Could you retype the lines below, starting at the line holding "Generate a Python" and stopping at the line holding "ax.text(x, top +", inclusive? Copy them exactly and drop the images.

→ **Records**:
:::::

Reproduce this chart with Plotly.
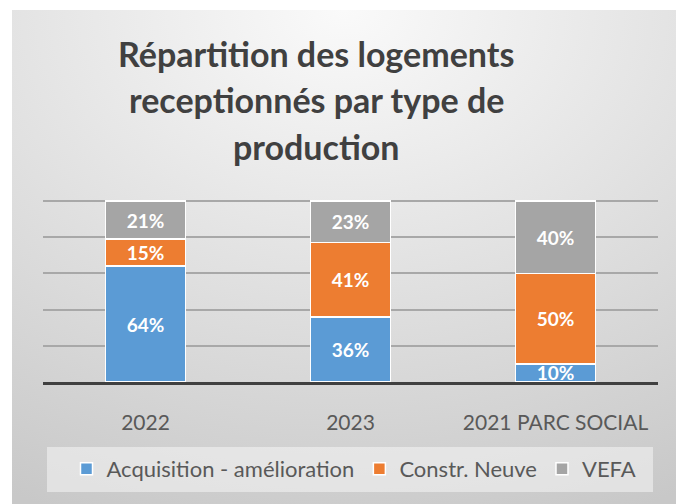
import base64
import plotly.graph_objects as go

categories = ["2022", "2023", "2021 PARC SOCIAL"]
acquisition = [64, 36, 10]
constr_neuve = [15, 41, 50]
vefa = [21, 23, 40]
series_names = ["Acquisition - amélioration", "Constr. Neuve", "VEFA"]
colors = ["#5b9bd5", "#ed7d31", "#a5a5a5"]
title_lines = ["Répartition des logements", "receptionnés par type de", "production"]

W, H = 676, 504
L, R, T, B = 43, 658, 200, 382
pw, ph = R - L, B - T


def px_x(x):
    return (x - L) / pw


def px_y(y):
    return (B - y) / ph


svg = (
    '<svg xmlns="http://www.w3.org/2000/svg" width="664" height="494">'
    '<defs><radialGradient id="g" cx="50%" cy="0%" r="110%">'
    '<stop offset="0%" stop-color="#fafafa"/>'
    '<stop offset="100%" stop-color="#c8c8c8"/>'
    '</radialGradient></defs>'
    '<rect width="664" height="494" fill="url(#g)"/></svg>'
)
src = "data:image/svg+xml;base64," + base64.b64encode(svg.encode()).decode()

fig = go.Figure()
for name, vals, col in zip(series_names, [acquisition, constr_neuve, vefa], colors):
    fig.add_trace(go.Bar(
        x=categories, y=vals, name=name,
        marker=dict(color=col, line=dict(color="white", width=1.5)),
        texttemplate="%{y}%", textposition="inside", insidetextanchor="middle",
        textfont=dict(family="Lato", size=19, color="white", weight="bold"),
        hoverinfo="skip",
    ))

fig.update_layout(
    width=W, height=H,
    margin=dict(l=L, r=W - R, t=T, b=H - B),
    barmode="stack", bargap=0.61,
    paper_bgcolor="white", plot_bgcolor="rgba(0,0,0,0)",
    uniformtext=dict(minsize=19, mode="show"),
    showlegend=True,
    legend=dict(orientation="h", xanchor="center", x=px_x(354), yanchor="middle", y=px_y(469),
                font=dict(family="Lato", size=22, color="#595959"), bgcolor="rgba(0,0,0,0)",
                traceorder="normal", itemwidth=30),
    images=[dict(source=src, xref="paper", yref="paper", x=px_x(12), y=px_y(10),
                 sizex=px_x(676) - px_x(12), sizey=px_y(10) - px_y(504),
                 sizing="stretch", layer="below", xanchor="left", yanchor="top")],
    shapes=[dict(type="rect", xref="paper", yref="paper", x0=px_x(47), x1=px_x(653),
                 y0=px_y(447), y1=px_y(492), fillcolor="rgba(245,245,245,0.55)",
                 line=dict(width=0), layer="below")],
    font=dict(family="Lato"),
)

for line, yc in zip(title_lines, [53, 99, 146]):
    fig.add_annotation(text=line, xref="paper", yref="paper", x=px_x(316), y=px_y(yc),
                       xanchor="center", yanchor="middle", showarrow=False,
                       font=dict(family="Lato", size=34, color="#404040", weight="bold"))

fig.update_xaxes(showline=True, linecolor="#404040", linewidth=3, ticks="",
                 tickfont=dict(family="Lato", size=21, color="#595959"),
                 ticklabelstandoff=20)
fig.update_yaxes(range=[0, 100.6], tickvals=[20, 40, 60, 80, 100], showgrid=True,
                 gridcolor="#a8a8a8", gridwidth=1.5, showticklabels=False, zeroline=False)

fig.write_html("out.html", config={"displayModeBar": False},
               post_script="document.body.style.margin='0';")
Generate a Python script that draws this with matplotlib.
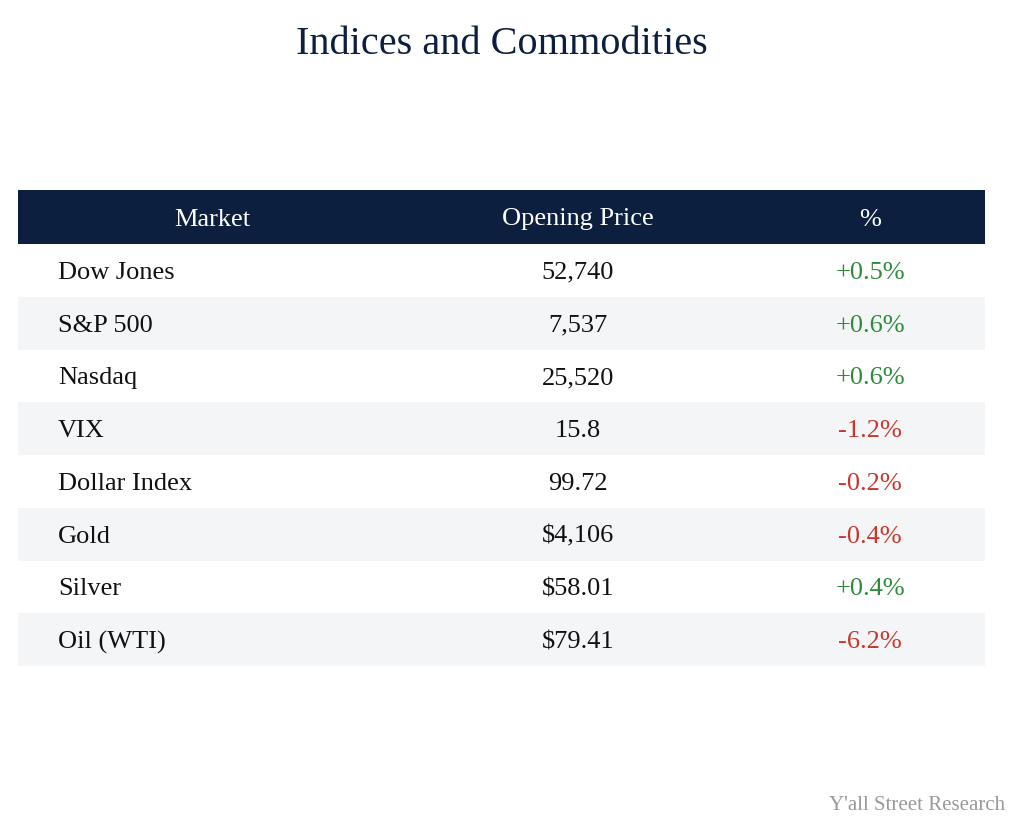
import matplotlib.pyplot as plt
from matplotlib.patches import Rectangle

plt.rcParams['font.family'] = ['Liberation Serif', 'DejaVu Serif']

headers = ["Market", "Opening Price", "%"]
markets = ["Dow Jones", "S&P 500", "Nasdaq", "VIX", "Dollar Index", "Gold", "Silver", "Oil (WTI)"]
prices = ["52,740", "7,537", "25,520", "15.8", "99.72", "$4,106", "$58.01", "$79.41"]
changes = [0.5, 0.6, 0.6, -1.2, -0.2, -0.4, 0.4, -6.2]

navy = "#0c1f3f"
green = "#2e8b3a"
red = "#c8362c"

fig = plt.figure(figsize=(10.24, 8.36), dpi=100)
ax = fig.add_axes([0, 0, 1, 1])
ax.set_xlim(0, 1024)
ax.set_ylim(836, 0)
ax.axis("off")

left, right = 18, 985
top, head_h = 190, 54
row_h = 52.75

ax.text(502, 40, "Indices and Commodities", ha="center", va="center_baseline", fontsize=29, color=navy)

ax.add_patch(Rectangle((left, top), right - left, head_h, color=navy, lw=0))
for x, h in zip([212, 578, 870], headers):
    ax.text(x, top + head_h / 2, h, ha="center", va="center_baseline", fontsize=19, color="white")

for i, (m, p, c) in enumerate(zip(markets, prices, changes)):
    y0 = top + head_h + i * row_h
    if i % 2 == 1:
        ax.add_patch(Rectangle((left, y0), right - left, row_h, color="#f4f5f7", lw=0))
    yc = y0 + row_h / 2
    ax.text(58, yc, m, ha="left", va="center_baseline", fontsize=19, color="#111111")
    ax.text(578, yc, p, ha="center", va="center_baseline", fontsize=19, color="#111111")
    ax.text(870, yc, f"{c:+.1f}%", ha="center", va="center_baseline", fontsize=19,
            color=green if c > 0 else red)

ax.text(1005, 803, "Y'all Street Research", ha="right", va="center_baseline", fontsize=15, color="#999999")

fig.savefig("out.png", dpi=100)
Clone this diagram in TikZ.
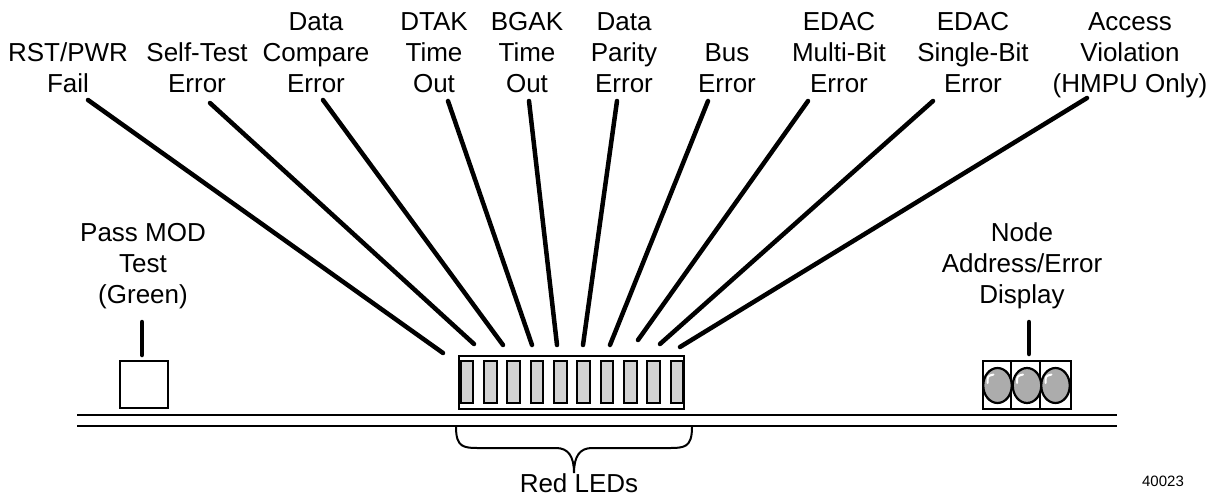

:::::

→ **Response to the exercise**:
Generate a Python script that draws this with matplotlib.
import matplotlib.pyplot as plt
from matplotlib.patches import Rectangle

plt.rcParams['font.family'] = ['Liberation Serif', 'DejaVu Serif']

headers = ["Market", "Opening Price", "%"]
markets = ["Dow Jones", "S&P 500", "Nasdaq", "VIX", "Dollar Index", "Gold", "Silver", "Oil (WTI)"]
prices = ["52,740", "7,537", "25,520", "15.8", "99.72", "$4,106", "$58.01", "$79.41"]
changes = [0.5, 0.6, 0.6, -1.2, -0.2, -0.4, 0.4, -6.2]

navy = "#0c1f3f"
green = "#2e8b3a"
red = "#c8362c"

fig = plt.figure(figsize=(10.24, 8.36), dpi=100)
ax = fig.add_axes([0, 0, 1, 1])
ax.set_xlim(0, 1024)
ax.set_ylim(836, 0)
ax.axis("off")

left, right = 18, 985
top, head_h = 190, 54
row_h = 52.75

ax.text(502, 40, "Indices and Commodities", ha="center", va="center_baseline", fontsize=29, color=navy)

ax.add_patch(Rectangle((left, top), right - left, head_h, color=navy, lw=0))
for x, h in zip([212, 578, 870], headers):
    ax.text(x, top + head_h / 2, h, ha="center", va="center_baseline", fontsize=19, color="white")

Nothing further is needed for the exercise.